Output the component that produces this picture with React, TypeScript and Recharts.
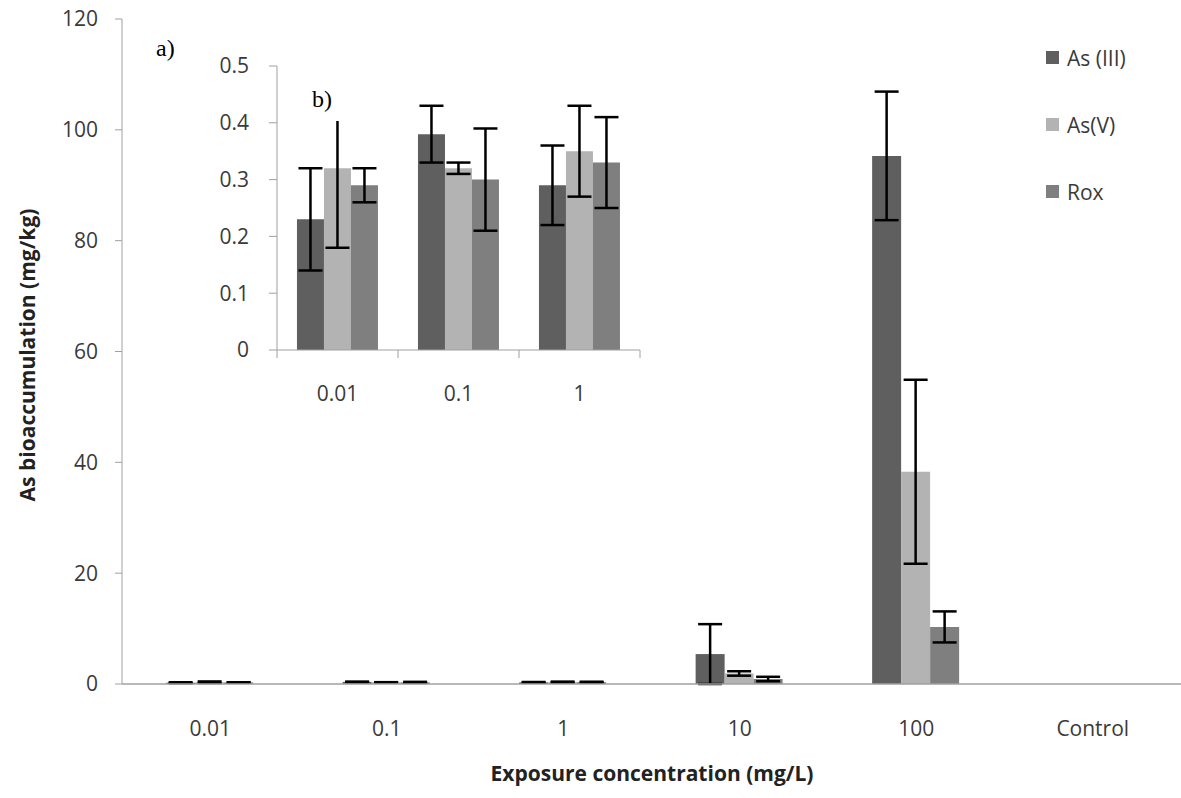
────
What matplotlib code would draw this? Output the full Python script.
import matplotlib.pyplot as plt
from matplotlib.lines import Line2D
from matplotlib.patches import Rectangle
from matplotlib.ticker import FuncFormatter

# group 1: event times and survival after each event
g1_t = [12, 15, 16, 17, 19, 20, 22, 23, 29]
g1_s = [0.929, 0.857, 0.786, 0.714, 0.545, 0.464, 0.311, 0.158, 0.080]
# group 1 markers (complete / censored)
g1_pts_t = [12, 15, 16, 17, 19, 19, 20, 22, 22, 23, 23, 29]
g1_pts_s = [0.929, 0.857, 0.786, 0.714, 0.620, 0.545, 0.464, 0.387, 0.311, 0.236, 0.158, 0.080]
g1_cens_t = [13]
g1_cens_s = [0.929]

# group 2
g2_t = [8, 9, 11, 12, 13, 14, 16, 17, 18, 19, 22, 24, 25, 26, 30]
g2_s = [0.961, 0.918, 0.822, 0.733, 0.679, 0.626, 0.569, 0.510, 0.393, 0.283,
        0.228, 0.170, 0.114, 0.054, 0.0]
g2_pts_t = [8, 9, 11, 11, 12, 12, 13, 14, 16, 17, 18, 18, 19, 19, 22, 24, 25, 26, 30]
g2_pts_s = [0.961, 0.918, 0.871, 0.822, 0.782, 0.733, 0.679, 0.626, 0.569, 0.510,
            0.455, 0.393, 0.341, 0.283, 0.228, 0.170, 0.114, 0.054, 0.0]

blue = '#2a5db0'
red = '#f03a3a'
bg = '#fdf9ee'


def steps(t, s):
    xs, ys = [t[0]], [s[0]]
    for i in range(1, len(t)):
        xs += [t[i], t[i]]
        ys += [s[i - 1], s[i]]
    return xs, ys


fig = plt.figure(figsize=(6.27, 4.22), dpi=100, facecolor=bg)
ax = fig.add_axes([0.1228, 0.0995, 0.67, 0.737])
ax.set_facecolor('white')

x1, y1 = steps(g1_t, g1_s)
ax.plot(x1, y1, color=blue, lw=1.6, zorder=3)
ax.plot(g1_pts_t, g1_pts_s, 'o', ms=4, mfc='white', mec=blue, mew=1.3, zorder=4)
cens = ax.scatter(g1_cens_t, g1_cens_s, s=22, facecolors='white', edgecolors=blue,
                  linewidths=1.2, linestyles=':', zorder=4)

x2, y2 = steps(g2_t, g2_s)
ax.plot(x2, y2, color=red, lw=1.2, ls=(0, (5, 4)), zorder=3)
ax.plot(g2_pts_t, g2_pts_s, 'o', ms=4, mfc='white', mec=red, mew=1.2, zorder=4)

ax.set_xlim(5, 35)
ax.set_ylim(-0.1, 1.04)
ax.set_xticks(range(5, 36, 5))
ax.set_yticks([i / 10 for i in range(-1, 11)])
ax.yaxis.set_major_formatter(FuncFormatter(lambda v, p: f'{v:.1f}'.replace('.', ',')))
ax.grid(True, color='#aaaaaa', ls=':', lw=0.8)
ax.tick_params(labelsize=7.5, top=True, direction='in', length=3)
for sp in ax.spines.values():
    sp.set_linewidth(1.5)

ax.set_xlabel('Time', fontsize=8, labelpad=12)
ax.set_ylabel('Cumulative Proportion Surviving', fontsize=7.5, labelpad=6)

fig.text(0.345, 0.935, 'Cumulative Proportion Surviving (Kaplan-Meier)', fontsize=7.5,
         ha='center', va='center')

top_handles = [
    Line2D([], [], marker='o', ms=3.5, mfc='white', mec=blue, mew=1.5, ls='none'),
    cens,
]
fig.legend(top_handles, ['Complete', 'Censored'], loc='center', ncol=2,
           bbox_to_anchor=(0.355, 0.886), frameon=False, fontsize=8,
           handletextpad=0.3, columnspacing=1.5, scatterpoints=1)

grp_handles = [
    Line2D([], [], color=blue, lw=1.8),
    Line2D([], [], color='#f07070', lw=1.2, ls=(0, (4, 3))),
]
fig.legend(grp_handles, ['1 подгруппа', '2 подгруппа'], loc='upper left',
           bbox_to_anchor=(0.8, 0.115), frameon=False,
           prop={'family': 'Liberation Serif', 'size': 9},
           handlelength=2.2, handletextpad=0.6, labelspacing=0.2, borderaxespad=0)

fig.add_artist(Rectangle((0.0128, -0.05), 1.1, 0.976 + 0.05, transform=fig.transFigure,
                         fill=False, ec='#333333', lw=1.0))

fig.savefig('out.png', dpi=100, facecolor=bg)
────
▶ Task instructions
Isolate each line of the listing above that includes "Output". Copy it.

▶ Result of this exercise
Output the component that produces this picture with React, TypeScript and Recharts.
What matplotlib code would draw this? Output the full Python script.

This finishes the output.